:: Given data

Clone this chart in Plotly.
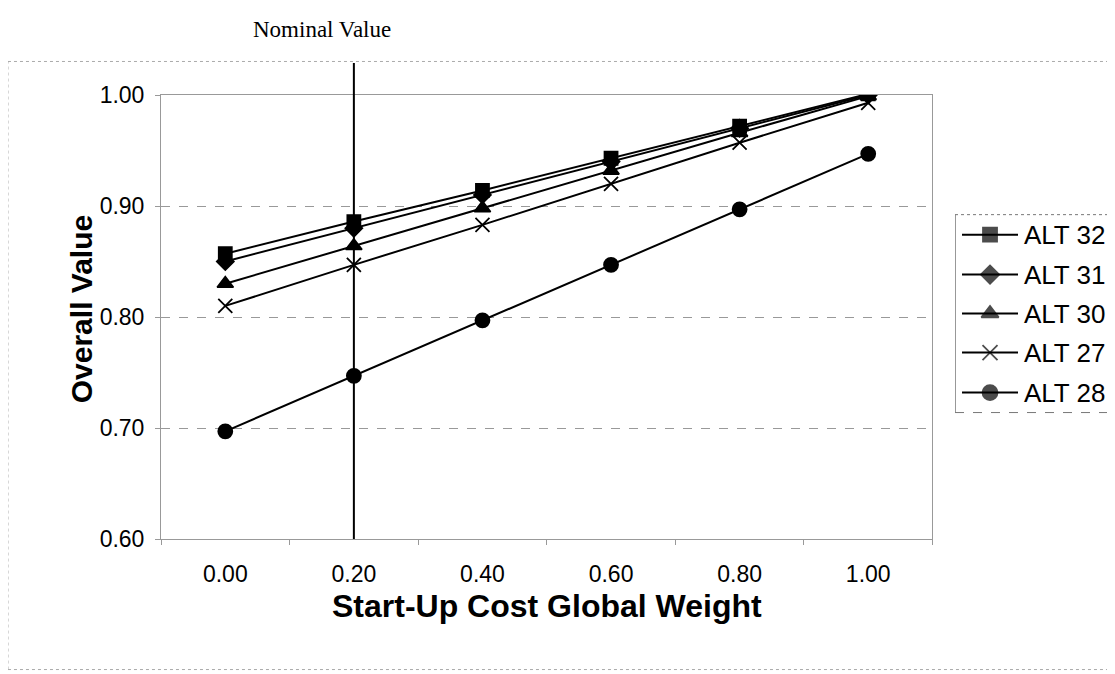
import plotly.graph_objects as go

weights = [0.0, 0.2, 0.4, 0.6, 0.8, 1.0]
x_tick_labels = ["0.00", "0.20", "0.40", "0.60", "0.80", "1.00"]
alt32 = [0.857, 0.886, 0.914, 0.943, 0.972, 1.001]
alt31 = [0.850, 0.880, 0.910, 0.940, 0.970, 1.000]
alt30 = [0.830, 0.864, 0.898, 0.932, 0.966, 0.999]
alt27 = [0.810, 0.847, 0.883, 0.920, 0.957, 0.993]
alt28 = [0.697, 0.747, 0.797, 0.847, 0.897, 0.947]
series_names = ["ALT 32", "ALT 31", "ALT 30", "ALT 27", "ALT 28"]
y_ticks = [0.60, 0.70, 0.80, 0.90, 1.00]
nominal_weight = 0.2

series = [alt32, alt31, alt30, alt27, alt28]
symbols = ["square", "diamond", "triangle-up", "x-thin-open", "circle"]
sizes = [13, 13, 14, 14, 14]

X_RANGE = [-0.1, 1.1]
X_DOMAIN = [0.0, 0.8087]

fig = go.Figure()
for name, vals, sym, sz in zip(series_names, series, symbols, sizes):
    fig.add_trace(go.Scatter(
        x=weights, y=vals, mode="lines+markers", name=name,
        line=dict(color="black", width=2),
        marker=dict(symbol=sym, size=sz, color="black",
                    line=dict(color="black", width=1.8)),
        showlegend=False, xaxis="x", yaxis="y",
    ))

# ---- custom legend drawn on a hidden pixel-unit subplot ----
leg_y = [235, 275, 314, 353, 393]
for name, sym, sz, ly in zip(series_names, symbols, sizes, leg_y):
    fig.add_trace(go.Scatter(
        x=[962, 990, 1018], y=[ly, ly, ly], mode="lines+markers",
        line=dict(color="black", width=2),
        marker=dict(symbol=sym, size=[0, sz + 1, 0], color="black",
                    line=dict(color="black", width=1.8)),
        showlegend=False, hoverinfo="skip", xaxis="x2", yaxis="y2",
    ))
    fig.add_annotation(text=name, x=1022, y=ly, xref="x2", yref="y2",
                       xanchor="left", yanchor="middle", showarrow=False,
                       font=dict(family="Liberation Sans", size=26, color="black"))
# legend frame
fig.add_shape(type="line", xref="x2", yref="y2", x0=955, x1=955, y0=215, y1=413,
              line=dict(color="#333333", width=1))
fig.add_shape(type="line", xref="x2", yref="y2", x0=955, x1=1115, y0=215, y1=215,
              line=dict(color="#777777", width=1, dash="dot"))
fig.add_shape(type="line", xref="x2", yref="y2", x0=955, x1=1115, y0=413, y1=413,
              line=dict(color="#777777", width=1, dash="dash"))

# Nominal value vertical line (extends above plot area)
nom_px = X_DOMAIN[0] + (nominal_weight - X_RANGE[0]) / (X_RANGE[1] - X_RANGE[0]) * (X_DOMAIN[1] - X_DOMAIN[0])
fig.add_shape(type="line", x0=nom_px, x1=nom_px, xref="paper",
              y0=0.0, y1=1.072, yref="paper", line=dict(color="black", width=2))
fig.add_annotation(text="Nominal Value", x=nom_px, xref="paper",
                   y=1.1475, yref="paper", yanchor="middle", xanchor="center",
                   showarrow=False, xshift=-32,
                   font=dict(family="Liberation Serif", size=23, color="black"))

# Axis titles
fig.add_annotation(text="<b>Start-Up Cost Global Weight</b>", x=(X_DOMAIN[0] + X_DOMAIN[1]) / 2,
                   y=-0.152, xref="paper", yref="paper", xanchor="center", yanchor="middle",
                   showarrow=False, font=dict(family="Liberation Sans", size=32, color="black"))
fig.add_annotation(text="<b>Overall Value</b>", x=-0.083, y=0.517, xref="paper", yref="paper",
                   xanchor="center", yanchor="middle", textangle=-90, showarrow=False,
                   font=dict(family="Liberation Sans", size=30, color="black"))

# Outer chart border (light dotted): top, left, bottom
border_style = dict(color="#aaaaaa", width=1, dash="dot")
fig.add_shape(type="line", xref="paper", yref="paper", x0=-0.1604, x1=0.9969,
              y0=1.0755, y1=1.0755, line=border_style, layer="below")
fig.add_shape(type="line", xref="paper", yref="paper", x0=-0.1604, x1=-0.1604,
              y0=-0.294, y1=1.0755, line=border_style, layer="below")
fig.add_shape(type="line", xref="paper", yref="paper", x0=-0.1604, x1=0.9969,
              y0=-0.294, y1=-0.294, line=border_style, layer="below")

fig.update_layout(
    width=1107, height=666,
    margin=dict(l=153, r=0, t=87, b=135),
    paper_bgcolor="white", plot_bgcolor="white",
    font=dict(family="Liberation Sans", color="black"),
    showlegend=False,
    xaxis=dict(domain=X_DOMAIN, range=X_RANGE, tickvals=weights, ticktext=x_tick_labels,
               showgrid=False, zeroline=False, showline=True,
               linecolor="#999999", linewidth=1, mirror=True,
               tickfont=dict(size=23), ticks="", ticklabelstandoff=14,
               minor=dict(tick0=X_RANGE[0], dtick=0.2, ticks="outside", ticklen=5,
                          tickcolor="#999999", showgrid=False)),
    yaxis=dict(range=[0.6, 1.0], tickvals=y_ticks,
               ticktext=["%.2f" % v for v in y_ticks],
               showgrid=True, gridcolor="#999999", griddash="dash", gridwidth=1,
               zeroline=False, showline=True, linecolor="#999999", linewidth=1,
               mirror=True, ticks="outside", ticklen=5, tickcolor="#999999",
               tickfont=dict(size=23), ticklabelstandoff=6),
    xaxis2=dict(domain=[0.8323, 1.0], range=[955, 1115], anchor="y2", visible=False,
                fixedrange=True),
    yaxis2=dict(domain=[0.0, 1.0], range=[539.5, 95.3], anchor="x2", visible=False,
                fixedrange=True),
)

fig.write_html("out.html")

::::

● Directions for this task
Leave out the pictures and repeat exactly the lines from the start of the material through the line that contains "import plotly.graph_objects as go", both included.

● Response to the task
Clone this chart in Plotly.
import plotly.graph_objects as go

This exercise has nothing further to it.